De la mer à la terre, les capsules comme fertilisants
En plus de servir à alimenter la recherche, les capsules de raies nourrissent les potagers des particuliers, une fois converties en fertilisant naturel. C’est Ovive, une entreprise spécialisée dans la revalorisation de matière première à Périgny, près de La Rochelle, qui se charge de broyer les capsules. Le résidu est ensuite mélangé à du terreau de façon à former la “poussière de capsule” commercialisée par le CPIE et plusieurs commerces locaux partenaires, au prix de cinq euros les 500 grammes.
“Au fil des années, nous nous sommes retrouvés avec un garage entièrement rempli de capsules, on en avait accumulé près de 500 000 !”, se souvient Jean-Baptiste Bonnin, ancien coordinateur de l’association venu prêter main forte. Avant la création du fertilisant en 2021, les membres du CPIE se servaient des capsules ramassées à des fins scientifiques pour faire de la pédagogie sur leurs stands, fabriquer des guirlandes et même des “capsulophones”, des sortes de carillons. “Et puis on s’est rendu compte que ces capsules sont en majorité composées de kératine, ce qui les rend riches en protéine, mais aussi en azote et en potassium ; autant d’éléments bénéfiques aux sols,” synthétise l’ex-coordinateur. De quoi désencombrer les locaux du CPIE, tout en offrant une seconde vie à ces capsules… en les enterrant.
En 2023, l’association compte proposer à des maraîchers de tester ce produit dans leurs cultures, pour pouvoir en mesurer précisément les effets.
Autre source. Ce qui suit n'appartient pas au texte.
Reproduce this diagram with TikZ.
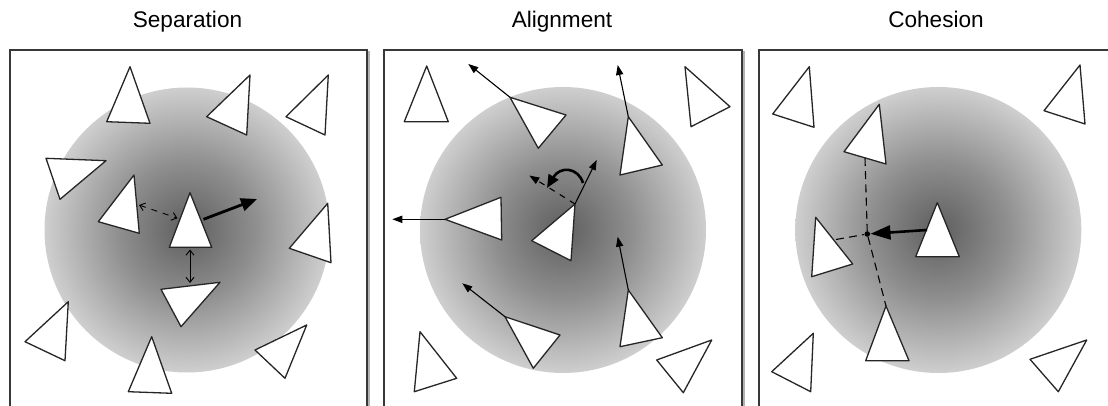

Et la poussière n’a pas encore révélé tout son potentiel : une entreprise spécialisée dans les bioplastiques a indiqué au CPIE que ce broyat de capsules pourrait partiellement remplacer le pétrole, dans la fabrication d’objets plastiques. De quoi raie-ver à des objets du quotidien plus durables.
Comment participer ?
Le CPIE organise deux récoltes collectives par an, courant mars/avril et novembre/décembre ; deux périodes correspondant aux “pics d’échouage” des capsules sur l’île. En dehors de ces sessions, il est possible de déposer les capsules trouvées dans les cinq bacs prévus à cet effet sur les plages de Saint-Georges d’Oléron (L’Ileau, Les Sables-Vignier, Domino grande plage et petite plage et Chaucre).